Source code of charts
BEGIN

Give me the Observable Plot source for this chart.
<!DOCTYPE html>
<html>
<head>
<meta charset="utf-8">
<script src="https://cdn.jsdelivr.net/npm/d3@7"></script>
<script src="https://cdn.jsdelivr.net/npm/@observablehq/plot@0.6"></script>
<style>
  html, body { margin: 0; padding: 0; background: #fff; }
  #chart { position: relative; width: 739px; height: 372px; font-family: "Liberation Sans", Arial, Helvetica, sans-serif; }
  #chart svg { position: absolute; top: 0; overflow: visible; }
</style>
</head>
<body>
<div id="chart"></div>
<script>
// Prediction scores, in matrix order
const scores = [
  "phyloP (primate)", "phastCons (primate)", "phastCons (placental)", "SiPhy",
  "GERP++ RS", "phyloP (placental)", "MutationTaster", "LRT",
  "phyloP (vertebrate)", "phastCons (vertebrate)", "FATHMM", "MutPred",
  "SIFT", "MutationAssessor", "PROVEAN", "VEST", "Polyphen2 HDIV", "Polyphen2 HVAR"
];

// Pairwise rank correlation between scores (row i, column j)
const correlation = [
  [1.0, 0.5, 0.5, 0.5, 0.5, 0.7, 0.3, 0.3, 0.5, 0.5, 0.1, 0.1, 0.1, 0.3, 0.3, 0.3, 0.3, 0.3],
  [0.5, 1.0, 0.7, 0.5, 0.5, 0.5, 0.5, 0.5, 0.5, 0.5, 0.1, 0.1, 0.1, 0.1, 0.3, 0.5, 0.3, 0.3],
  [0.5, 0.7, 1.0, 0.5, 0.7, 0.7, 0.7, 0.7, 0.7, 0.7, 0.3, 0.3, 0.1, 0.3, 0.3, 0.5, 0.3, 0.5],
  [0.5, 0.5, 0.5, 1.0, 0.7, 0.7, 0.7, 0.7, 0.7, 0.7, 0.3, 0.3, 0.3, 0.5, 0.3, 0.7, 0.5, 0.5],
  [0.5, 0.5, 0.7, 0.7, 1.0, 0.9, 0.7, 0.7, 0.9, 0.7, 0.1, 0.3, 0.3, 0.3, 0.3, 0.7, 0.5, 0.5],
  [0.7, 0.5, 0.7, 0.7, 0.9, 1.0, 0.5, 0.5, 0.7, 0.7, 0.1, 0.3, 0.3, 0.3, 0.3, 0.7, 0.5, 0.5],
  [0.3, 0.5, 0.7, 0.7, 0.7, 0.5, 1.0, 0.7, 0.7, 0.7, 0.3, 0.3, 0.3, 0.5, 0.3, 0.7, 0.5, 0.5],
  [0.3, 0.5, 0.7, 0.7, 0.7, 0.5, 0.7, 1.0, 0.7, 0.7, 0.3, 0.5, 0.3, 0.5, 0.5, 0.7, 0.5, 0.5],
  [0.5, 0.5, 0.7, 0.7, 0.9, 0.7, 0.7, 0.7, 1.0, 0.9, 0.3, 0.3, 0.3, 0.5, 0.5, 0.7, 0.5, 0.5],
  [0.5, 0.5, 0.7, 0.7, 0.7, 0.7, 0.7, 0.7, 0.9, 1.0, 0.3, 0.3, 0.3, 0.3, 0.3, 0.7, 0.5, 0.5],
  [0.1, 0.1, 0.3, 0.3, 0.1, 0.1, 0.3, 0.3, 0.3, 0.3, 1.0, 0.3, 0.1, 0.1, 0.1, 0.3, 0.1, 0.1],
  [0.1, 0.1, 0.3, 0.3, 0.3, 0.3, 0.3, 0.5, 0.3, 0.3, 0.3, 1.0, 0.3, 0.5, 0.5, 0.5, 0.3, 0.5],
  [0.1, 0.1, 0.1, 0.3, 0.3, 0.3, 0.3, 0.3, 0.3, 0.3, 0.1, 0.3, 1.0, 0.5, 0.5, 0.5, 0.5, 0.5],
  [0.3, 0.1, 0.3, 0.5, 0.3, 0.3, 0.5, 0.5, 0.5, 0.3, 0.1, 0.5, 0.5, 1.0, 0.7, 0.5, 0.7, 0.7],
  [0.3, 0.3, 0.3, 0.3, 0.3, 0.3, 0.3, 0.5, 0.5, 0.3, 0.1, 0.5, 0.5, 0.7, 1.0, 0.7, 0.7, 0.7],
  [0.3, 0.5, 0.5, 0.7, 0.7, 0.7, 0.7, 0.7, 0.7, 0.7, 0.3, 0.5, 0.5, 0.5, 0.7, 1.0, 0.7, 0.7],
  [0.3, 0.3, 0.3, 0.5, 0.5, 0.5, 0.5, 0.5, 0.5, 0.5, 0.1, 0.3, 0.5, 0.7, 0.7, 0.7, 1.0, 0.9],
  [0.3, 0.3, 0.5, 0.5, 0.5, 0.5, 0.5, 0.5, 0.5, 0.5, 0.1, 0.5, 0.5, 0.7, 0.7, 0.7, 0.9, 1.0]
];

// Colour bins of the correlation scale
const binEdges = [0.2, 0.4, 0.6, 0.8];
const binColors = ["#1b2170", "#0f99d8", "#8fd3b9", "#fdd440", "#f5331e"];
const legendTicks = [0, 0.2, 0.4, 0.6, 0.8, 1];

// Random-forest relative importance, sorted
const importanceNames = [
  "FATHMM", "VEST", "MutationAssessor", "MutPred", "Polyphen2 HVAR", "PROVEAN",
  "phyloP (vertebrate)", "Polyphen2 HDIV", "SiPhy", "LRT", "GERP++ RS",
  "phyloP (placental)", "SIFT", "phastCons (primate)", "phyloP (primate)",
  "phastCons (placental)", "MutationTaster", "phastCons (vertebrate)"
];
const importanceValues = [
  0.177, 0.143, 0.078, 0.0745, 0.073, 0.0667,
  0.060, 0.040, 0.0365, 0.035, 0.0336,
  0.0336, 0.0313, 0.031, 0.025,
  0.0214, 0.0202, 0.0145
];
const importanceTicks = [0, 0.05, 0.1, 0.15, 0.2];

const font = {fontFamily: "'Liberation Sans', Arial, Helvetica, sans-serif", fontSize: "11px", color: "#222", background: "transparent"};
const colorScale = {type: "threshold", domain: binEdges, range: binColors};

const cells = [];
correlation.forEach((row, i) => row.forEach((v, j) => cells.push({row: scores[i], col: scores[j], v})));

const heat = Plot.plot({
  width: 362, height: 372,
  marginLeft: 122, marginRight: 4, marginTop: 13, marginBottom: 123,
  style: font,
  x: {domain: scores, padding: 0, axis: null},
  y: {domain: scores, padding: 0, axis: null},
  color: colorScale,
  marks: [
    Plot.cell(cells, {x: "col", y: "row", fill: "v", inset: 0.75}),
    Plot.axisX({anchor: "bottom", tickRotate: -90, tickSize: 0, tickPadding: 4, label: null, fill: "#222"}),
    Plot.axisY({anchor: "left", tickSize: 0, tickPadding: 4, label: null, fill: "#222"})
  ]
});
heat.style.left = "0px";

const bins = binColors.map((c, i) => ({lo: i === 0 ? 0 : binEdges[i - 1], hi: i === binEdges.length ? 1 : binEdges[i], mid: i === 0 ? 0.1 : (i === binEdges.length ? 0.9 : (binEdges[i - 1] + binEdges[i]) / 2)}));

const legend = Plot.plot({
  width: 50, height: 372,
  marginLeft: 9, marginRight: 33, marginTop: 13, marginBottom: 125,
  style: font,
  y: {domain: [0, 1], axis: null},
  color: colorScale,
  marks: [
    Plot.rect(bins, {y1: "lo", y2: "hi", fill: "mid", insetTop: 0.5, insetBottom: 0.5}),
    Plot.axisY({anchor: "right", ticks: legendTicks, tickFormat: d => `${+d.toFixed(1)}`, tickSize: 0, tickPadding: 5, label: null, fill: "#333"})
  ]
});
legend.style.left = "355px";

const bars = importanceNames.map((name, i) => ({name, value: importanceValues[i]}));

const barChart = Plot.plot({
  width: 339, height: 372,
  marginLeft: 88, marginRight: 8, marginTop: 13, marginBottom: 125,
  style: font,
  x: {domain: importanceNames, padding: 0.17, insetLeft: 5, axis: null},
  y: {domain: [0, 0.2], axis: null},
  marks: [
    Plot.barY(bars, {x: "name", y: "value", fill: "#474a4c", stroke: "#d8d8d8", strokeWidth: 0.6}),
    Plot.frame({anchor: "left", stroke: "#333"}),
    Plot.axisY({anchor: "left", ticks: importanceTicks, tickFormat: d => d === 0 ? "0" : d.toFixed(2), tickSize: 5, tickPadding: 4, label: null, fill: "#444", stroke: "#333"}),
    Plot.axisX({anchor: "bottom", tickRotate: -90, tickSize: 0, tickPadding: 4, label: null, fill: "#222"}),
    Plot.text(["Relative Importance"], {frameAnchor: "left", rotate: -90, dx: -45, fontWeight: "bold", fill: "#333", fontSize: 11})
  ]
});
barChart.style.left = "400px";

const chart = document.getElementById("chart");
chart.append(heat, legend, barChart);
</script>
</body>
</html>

END
BEGIN

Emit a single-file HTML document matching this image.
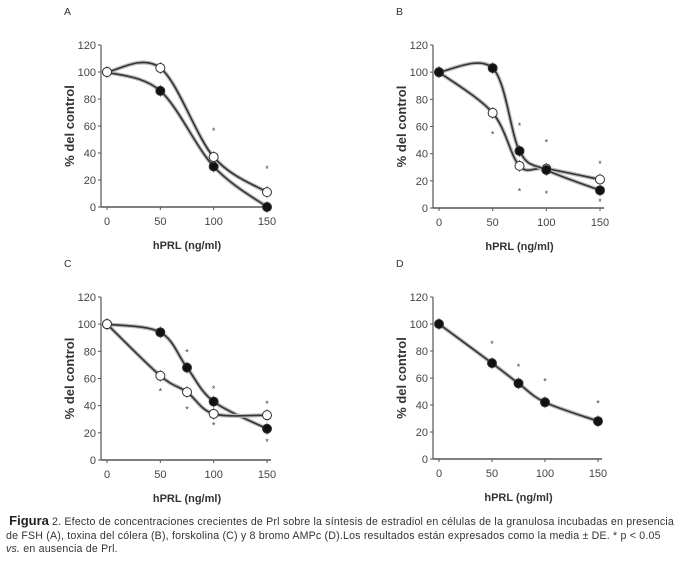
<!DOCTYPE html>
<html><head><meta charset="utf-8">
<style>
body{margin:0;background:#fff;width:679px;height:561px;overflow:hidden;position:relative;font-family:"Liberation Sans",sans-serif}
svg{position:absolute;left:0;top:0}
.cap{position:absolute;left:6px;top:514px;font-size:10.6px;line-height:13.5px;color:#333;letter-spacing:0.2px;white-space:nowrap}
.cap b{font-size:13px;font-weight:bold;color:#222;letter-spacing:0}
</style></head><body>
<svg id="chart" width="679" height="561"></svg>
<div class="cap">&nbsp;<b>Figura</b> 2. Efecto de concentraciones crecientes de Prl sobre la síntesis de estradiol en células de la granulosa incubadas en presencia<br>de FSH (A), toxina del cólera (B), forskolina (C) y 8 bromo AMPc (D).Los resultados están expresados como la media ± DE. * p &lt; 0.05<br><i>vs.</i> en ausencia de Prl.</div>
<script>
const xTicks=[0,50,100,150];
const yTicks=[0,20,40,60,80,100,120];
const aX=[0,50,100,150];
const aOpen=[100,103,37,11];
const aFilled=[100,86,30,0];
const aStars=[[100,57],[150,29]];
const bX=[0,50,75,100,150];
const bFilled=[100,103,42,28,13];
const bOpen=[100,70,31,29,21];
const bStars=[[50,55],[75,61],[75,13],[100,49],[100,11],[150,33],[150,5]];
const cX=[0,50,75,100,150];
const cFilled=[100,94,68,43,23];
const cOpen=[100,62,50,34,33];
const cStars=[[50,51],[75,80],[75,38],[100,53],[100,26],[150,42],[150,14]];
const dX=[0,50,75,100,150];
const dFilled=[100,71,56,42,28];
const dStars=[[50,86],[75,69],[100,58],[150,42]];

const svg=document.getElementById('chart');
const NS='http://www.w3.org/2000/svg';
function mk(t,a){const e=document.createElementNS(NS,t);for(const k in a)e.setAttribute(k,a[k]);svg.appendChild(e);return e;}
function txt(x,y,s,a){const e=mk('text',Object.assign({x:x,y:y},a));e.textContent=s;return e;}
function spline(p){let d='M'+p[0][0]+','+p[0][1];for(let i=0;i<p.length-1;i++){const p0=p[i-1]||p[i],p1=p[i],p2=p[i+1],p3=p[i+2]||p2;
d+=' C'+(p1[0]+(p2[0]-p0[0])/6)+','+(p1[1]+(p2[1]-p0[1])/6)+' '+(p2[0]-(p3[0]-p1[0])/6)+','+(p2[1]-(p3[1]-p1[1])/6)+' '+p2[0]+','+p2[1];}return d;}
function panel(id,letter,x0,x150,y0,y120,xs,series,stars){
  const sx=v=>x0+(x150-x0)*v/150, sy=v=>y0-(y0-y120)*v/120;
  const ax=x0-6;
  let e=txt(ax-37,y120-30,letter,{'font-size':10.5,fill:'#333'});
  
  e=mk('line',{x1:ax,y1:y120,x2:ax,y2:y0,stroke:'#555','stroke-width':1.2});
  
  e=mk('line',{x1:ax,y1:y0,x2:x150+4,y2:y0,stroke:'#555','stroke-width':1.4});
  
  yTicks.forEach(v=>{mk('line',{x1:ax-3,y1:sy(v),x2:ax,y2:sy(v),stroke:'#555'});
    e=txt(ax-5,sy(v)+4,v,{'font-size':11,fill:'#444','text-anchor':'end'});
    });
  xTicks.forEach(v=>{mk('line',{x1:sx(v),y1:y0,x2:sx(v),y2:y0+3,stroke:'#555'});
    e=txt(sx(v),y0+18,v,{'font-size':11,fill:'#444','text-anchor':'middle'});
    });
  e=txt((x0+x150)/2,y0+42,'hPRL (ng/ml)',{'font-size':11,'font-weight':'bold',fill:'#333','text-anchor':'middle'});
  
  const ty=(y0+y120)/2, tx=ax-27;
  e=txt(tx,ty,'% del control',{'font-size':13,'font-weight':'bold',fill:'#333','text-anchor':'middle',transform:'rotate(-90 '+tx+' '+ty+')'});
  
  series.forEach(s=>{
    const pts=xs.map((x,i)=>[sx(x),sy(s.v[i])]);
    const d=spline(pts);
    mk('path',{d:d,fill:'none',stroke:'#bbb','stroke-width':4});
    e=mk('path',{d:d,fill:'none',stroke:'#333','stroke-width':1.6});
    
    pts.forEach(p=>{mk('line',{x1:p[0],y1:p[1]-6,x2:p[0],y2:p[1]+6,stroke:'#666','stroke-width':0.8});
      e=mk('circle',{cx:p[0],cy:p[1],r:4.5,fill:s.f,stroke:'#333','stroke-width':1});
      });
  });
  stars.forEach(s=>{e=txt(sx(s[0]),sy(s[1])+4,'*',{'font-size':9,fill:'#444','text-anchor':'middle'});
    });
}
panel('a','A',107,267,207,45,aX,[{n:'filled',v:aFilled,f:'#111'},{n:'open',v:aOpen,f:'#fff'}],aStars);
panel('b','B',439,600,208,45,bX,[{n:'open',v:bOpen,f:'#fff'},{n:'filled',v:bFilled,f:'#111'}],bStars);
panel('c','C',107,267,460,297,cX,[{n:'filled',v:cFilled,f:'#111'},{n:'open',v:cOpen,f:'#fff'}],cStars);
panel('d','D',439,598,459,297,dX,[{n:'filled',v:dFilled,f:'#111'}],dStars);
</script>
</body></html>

END

◆ **EXERCISE PROMPT**
Make an exact copy of the lines from the one that contains "Emit a single-file" through the one that contains "const dStars=[[50,86],[75,69],[100,58],[150,42]];", both included, and no other lines. Pictures are skipped.

◆ **ANSWER BELOW**
Emit a single-file HTML document matching this image.
<!DOCTYPE html>
<html><head><meta charset="utf-8">
<style>
body{margin:0;background:#fff;width:679px;height:561px;overflow:hidden;position:relative;font-family:"Liberation Sans",sans-serif}
svg{position:absolute;left:0;top:0}
.cap{position:absolute;left:6px;top:514px;font-size:10.6px;line-height:13.5px;color:#333;letter-spacing:0.2px;white-space:nowrap}
.cap b{font-size:13px;font-weight:bold;color:#222;letter-spacing:0}
</style></head><body>
<svg id="chart" width="679" height="561"></svg>
<div class="cap">&nbsp;<b>Figura</b> 2. Efecto de concentraciones crecientes de Prl sobre la síntesis de estradiol en células de la granulosa incubadas en presencia<br>de FSH (A), toxina del cólera (B), forskolina (C) y 8 bromo AMPc (D).Los resultados están expresados como la media ± DE. * p &lt; 0.05<br><i>vs.</i> en ausencia de Prl.</div>
<script>
const xTicks=[0,50,100,150];
const yTicks=[0,20,40,60,80,100,120];
const aX=[0,50,100,150];
const aOpen=[100,103,37,11];
const aFilled=[100,86,30,0];
const aStars=[[100,57],[150,29]];
const bX=[0,50,75,100,150];
const bFilled=[100,103,42,28,13];
const bOpen=[100,70,31,29,21];
const bStars=[[50,55],[75,61],[75,13],[100,49],[100,11],[150,33],[150,5]];
const cX=[0,50,75,100,150];
const cFilled=[100,94,68,43,23];
const cOpen=[100,62,50,34,33];
const cStars=[[50,51],[75,80],[75,38],[100,53],[100,26],[150,42],[150,14]];
const dX=[0,50,75,100,150];
const dFilled=[100,71,56,42,28];
const dStars=[[50,86],[75,69],[100,58],[150,42]];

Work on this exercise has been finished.